Sur ce dossier, le géant américain est donc considéré comme juge et partie. D'un côté, il fixe unilatéralement les règles d'entrée sur le marché en pleine croissance des applications, ainsi que sa commission sur les transactions. De l'autre côté, il propose ses propres applis, qui entrent parfois en concurrence directe avec celles proposées par les éditeurs.

Pour pouvoir toucher leur public, les éditeurs sont obligés de passer via l'App Store - sans quoi leurs applications ne pourraient être téléchargées sur iPhone et iPad - et donc, de se soumettre de fait aux règles édictées par la firme de Cupertino. Refuser les conditions imposées par Apple, qui revendique un milliard d'iPhone actifs dans le monde, reviendrait à se couper directement de cette manne potentielle d'utilisateurs.

Pour justifier le prélèvement de sa commission de 15% ou 30%, le groupe de Tim Cook fait régulièrement valoir qu'elle sert à assurer le bon fonctionnement et la sécurité de la plateforme. Imposer un système de paiement unique, contrôlé par Apple, permettrait de protéger les développeurs et les utilisateurs de potentielles arnaques, justifie le groupe.
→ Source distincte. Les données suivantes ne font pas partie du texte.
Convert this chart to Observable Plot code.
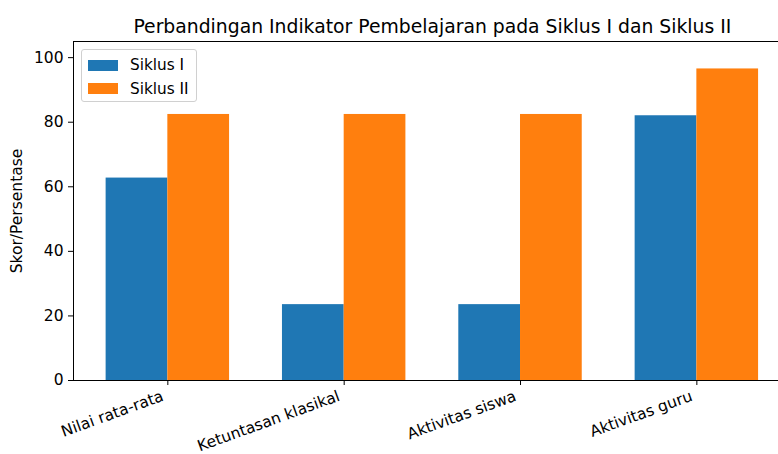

Lancé en 2008, l'App Store propose désormais 1,8 million d'applis. En plus d'une décennie, les applications sont passées de simple gadget à un élément incontournable du quotidien pour qui possède un smartphone. Conséquence : l'App Store est devenu une véritable économie au sein de l'écosystème du géant américain, qui a généré près de 54 milliards de dollars en 2020 (+16% sur un an).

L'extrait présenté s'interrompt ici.